BRIEF DESCRIPTION OF THE DRAWINGS
[0056] The accompanying drawings illustrate various embodiments of
the present apparatus and are a part of the specification. The
illustrated embodiments are merely examples of the present
apparatus and do not limit the scope thereof.
[0057] FIG. 1 illustrates a perspective view of an example of an
exercise machine in accordance with the present disclosure.
[0058] FIG. 2 illustrates a side view of the exercise machine of
FIG. 1.
[0059] FIG. 3 illustrates a close up view of an example of an
actuator of an example of a stride adjustment link in accordance
with the present disclosure.
[0060] FIG. 4 illustrates a cut away view of an example of a stride
adjustment link in accordance with the present disclosure.
[0061] FIG. 5 illustrates a cut away view of an example of a stride
adjustment link in accordance with the present disclosure.

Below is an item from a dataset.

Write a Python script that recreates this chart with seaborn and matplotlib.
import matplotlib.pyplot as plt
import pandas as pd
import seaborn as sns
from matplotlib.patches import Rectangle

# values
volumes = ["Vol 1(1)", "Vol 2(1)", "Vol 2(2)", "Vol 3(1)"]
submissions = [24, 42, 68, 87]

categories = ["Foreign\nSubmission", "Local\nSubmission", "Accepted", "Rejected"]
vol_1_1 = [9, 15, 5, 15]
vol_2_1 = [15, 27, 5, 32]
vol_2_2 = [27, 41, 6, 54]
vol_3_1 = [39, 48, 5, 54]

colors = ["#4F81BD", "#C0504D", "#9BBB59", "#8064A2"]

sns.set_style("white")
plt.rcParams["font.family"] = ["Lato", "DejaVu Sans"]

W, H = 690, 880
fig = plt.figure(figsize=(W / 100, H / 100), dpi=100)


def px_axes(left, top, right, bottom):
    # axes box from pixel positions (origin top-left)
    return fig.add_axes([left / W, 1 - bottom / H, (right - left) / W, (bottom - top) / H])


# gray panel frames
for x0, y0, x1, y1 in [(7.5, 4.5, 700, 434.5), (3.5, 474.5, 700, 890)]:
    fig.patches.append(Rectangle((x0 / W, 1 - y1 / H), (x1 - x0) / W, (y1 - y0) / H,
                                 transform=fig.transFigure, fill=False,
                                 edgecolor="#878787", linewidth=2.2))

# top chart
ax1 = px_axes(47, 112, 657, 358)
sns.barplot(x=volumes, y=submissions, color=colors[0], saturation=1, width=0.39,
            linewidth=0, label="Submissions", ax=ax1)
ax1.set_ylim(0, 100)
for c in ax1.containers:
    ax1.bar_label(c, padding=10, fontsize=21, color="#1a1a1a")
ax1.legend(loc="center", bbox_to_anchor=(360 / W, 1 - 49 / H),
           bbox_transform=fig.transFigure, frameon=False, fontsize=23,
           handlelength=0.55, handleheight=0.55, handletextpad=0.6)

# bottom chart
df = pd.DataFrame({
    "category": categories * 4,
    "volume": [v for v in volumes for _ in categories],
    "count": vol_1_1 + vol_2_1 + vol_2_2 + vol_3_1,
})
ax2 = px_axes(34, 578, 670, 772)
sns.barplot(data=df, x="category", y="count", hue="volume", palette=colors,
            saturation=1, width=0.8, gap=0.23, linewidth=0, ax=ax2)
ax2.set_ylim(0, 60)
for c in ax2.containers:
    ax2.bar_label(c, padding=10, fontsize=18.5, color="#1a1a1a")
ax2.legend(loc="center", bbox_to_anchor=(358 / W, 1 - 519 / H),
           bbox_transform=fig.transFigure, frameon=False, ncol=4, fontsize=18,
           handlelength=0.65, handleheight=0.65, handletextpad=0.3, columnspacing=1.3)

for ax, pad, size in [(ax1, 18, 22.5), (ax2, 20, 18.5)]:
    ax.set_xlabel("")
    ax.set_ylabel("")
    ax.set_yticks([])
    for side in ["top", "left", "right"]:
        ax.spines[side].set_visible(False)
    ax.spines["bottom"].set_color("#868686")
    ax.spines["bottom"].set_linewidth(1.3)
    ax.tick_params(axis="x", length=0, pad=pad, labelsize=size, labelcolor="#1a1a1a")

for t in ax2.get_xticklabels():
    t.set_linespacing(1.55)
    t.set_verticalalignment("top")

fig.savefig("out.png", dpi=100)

[0062] FIG. 6 illustrates a close up view of an example of an
actuator of a stride adjustment link in accordance with the present
disclosure.
[0063] Throughout the drawings, identical reference numbers
designate similar, but not necessarily identical, elements.
DETAILED DESCRIPTION
[0064] An exercise machine, such as an elliptical exercise machine,
includes foot pedals that are mechanically linked together. Such
foot pedals are often mechanically linked to arm supports that move
with the foot pedals of the elliptical exercise machine. Thus, when
any of either the foot pedals or either of the arm supports move,
each of the foot pedals and each of the arm supports will move. As
a result, when a user moves any of these components, each of the
components will move together.
[0065] A user can stand on the foot pedals and move his feet along
a reciprocating path traveled by the foot pedals while moving the
arm supports back and forth. A user gets a workout when the
collective movement of the foot pedals and arm supports is
resisted. Often, the resistance to the foot pedal's movement is
adjustable. Such resistance may be achieved through any appropriate
mechanism. In some examples, a magnetic unit is positioned near a
flywheel such that the magnetism of the magnetic unit resists the
movement of the flywheel. To adjust the magnetic resistance force,
the magnetic unit may be moved closer to or away from the flywheel.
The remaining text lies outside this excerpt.